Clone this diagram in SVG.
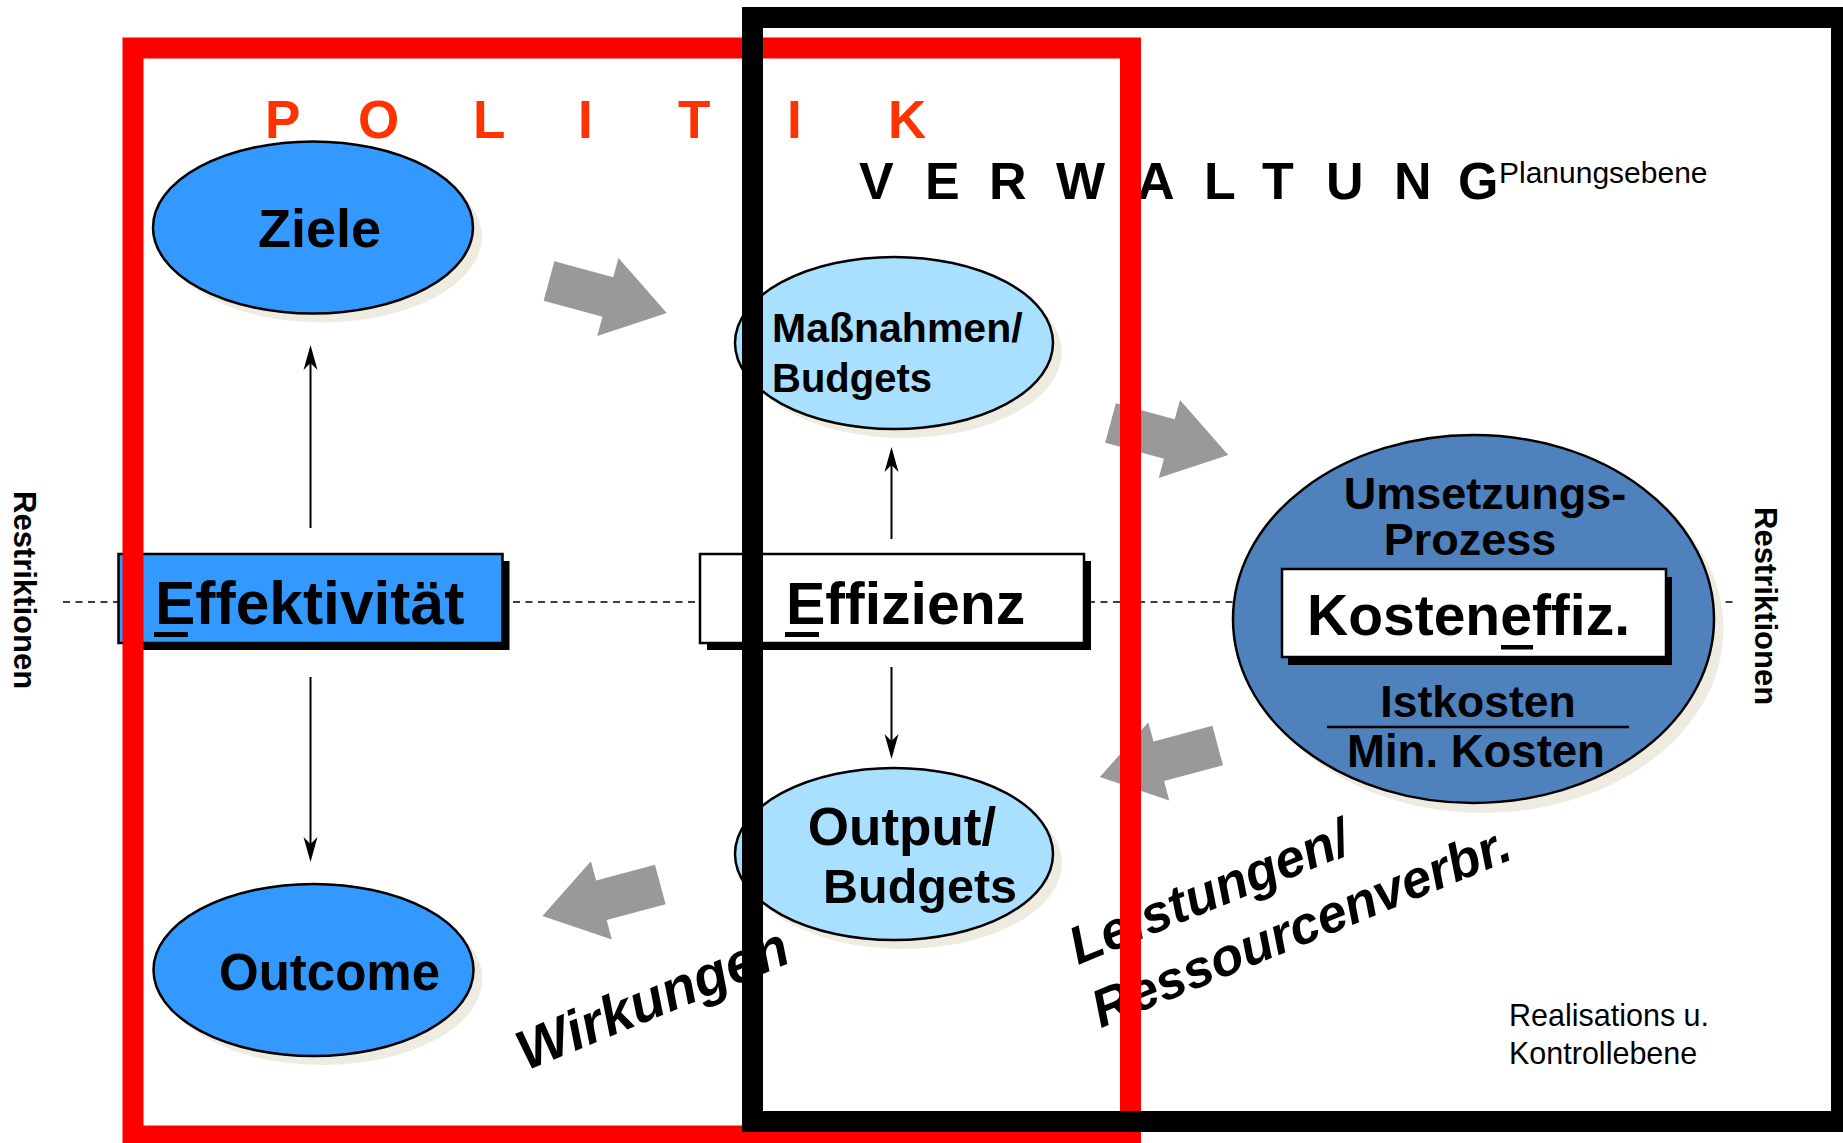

--

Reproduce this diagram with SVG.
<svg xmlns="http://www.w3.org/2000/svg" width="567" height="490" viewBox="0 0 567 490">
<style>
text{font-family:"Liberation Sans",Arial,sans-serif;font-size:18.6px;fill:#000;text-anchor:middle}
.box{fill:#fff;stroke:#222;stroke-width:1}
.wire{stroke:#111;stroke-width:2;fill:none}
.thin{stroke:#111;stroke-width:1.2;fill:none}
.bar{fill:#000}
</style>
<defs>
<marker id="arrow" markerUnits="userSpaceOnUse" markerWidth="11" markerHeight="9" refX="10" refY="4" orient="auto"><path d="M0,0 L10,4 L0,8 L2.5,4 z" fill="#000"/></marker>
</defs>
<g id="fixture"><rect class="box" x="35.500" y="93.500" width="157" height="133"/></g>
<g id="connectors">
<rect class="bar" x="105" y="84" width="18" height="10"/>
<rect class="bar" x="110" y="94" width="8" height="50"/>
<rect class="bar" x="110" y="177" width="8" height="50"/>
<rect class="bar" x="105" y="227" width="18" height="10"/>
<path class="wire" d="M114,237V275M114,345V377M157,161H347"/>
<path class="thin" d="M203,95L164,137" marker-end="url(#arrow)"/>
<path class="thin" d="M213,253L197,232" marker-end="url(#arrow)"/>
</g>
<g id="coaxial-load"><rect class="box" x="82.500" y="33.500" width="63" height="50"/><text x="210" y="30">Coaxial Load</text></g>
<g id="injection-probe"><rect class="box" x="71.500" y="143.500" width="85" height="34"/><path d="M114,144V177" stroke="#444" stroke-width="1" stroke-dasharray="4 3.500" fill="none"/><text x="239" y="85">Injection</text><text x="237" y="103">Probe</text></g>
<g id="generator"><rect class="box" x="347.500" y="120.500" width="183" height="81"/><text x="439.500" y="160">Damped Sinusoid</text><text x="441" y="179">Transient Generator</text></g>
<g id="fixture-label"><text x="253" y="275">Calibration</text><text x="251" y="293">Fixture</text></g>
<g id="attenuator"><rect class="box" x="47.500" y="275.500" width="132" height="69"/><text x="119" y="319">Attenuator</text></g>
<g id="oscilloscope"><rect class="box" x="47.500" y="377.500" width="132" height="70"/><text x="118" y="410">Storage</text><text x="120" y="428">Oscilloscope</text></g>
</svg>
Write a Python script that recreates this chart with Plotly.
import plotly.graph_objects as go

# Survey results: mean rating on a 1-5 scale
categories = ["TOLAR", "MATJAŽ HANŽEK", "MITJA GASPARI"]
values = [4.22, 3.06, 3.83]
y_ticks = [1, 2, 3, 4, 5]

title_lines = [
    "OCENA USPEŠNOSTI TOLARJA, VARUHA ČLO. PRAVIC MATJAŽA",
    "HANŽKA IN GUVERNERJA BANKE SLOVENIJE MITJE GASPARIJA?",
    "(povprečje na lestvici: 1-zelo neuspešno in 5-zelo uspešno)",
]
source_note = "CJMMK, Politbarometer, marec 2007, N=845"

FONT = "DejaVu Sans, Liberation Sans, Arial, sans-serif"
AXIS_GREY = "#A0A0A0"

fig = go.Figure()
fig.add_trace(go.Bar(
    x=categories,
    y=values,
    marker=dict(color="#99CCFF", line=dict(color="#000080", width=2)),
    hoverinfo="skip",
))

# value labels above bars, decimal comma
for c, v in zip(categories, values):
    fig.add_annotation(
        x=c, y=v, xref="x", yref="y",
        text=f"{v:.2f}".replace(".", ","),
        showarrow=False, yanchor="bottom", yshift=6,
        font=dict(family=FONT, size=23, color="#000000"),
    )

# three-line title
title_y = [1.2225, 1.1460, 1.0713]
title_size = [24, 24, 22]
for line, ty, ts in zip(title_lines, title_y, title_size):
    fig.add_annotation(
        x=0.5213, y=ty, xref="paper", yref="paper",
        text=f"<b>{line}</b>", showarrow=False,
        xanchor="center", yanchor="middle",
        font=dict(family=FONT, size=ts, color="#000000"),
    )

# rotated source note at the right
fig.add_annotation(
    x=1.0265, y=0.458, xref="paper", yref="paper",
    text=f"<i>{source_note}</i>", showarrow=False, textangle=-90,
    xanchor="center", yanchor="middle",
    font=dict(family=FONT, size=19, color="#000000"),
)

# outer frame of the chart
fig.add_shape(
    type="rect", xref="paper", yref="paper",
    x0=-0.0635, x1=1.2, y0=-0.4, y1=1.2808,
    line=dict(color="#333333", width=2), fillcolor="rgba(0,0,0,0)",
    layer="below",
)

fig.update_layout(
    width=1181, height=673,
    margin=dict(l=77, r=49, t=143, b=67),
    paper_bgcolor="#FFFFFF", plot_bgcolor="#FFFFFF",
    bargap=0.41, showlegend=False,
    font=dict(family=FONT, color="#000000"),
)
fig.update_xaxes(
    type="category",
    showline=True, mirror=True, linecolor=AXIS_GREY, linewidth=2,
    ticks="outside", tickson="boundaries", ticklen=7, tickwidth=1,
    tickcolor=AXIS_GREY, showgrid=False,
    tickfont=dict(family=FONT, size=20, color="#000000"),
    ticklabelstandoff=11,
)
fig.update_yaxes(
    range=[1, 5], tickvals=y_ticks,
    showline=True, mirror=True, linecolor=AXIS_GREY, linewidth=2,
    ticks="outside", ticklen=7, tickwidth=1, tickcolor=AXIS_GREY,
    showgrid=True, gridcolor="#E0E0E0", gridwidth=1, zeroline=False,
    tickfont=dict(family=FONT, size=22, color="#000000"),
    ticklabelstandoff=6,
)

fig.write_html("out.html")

PROMPT
Print only the run of lines that begins with the line containing "Write a Python" and ends with the line containing "y_ticks = [1, 2, 3, 4, 5]", both included, exactly as they read.

IN RESPONSE
Write a Python script that recreates this chart with Plotly.
import plotly.graph_objects as go

# Survey results: mean rating on a 1-5 scale
categories = ["TOLAR", "MATJAŽ HANŽEK", "MITJA GASPARI"]
values = [4.22, 3.06, 3.83]
y_ticks = [1, 2, 3, 4, 5]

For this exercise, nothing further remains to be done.